TASK STATEMENT
Count the lines below that contain the word "diagram", and reply with only that number.

INPUT ROWS
============
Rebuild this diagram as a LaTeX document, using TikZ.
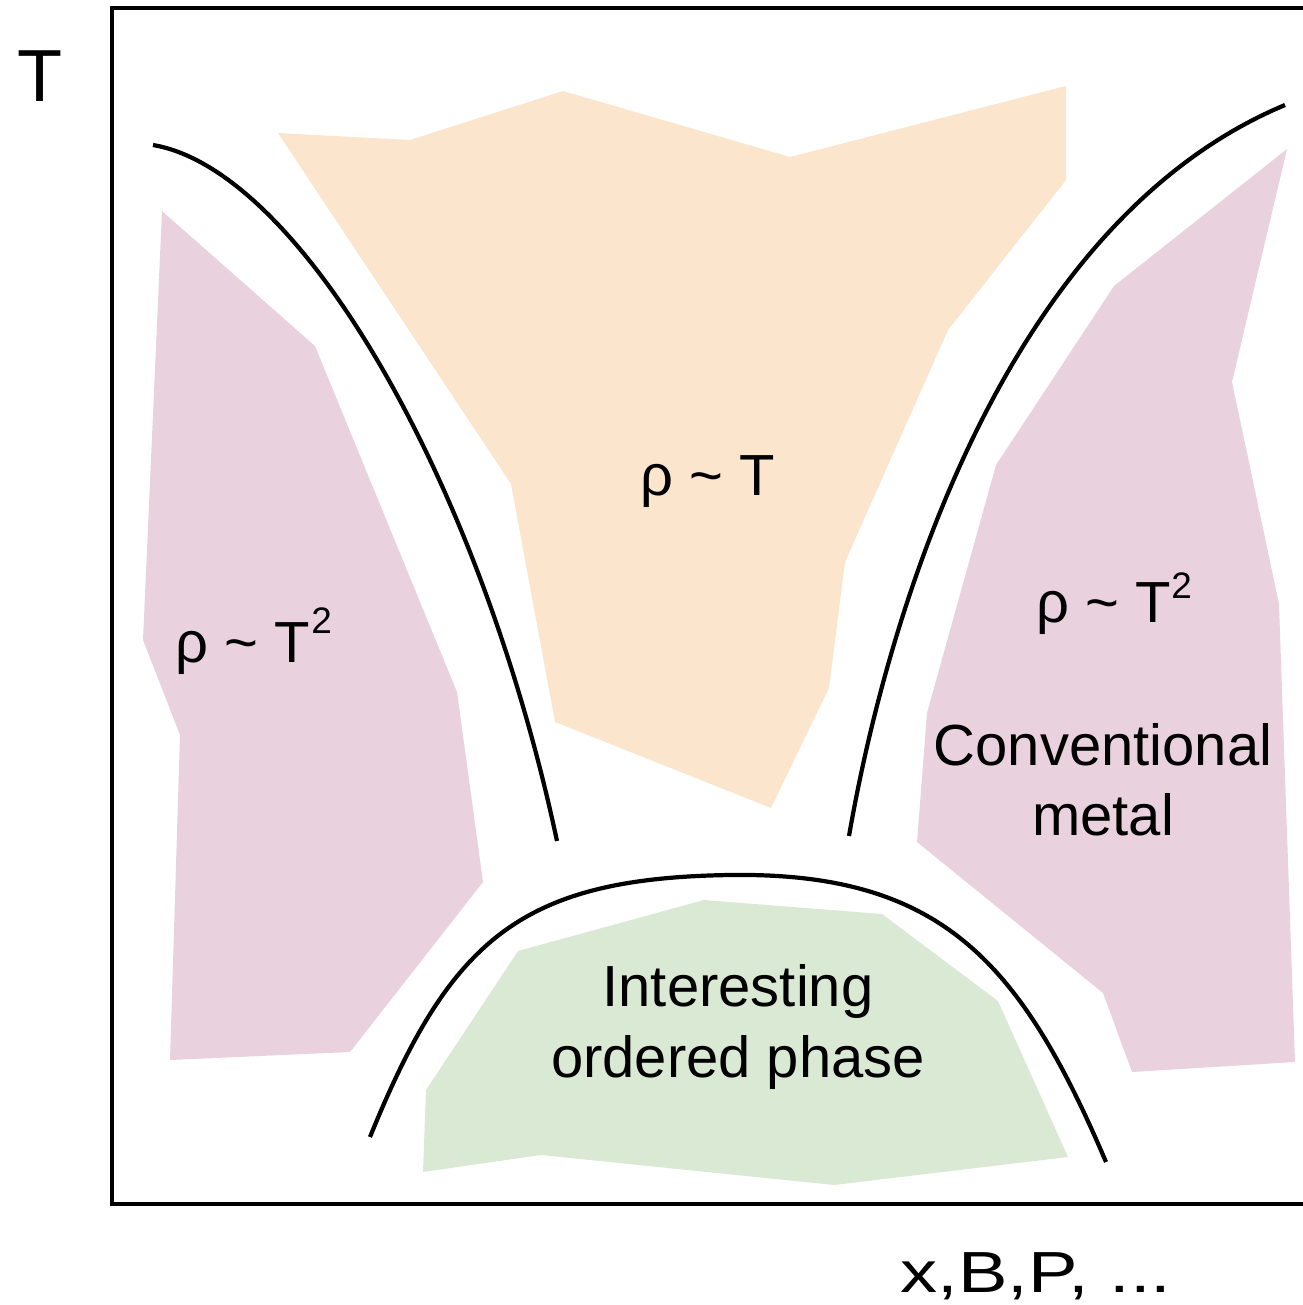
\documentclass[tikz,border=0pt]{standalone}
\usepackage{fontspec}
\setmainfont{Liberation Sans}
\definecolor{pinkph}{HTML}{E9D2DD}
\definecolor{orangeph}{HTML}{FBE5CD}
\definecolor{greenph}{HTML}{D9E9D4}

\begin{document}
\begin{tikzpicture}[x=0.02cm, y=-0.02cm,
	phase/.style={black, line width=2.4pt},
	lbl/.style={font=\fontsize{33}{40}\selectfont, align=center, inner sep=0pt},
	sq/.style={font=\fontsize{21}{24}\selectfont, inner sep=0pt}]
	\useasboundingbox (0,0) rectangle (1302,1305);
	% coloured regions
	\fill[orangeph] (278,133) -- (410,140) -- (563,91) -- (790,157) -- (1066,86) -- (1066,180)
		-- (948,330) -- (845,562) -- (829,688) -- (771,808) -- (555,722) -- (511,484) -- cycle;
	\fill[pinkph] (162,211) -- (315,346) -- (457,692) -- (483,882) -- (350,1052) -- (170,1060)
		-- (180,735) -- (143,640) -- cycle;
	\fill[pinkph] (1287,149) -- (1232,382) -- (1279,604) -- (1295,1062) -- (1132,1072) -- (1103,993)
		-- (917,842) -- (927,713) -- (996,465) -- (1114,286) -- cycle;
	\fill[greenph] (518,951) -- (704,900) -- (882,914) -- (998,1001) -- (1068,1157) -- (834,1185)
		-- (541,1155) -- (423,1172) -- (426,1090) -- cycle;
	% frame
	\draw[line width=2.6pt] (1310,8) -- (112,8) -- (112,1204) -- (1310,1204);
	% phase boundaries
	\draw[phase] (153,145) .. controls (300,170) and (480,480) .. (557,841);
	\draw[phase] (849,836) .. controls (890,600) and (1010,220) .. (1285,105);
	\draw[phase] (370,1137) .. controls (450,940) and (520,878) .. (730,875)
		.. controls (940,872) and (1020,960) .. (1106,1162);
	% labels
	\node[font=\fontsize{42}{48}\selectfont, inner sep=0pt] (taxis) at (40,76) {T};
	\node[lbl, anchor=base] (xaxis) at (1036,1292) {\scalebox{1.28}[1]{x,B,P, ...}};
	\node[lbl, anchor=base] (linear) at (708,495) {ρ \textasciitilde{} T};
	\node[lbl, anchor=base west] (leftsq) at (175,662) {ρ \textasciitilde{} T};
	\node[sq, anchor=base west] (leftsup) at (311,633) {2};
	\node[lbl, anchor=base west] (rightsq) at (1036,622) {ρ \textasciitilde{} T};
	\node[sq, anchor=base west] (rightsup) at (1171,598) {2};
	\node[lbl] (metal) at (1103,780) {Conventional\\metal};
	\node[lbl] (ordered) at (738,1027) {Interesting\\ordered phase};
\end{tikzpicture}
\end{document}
============
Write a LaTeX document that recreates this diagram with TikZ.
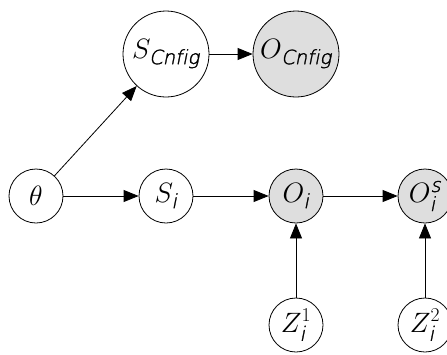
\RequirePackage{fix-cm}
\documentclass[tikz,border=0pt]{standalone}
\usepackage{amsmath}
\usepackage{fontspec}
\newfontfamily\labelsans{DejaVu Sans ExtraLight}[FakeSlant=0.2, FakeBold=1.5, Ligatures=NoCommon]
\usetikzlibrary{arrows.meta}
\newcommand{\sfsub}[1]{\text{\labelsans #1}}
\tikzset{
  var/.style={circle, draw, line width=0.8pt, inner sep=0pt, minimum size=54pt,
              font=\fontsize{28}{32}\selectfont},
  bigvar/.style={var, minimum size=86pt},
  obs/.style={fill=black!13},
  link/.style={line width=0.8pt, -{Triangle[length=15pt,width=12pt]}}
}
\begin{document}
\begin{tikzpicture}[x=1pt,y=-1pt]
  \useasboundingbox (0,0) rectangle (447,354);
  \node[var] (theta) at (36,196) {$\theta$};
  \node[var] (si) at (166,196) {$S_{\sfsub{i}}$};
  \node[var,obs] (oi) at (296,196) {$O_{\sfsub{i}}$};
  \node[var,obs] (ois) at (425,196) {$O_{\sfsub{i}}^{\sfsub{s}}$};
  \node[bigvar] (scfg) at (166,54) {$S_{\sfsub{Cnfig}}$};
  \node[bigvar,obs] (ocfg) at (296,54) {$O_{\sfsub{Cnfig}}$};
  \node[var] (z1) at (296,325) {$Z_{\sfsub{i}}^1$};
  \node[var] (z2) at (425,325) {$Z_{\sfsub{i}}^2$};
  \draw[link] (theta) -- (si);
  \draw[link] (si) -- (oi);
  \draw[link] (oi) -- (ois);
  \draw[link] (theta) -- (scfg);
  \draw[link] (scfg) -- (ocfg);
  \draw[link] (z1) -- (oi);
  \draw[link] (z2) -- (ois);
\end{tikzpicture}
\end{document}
============
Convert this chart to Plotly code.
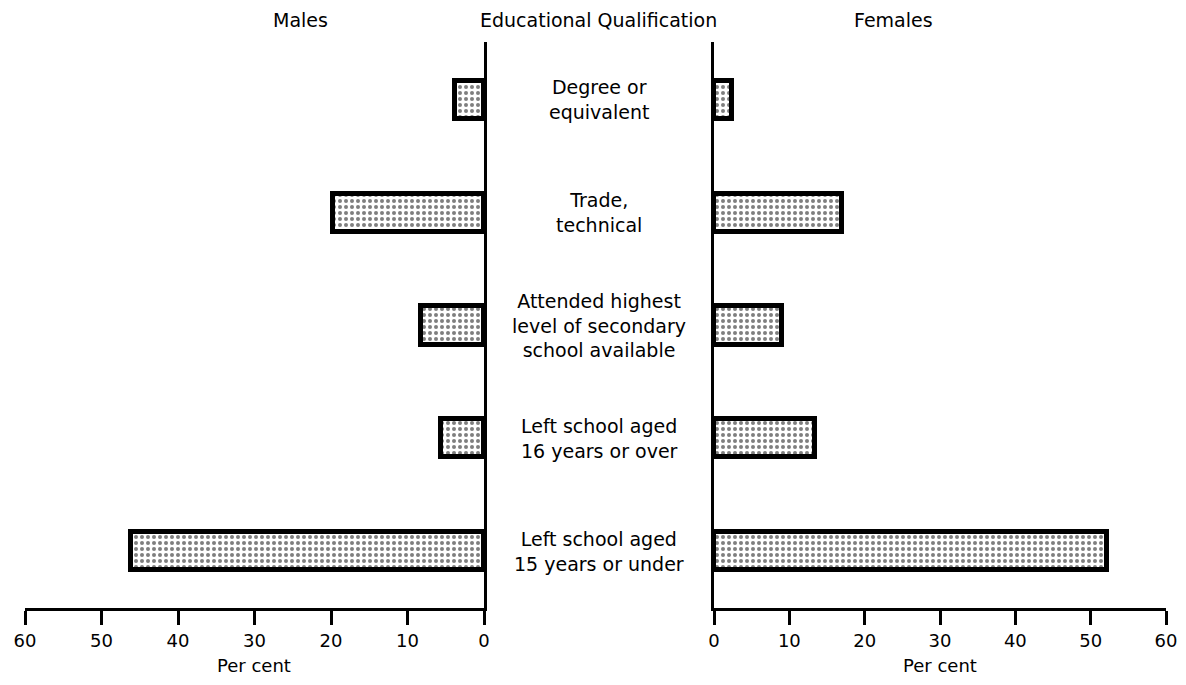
============
RESPONSE FOR THIS EXERCISE
2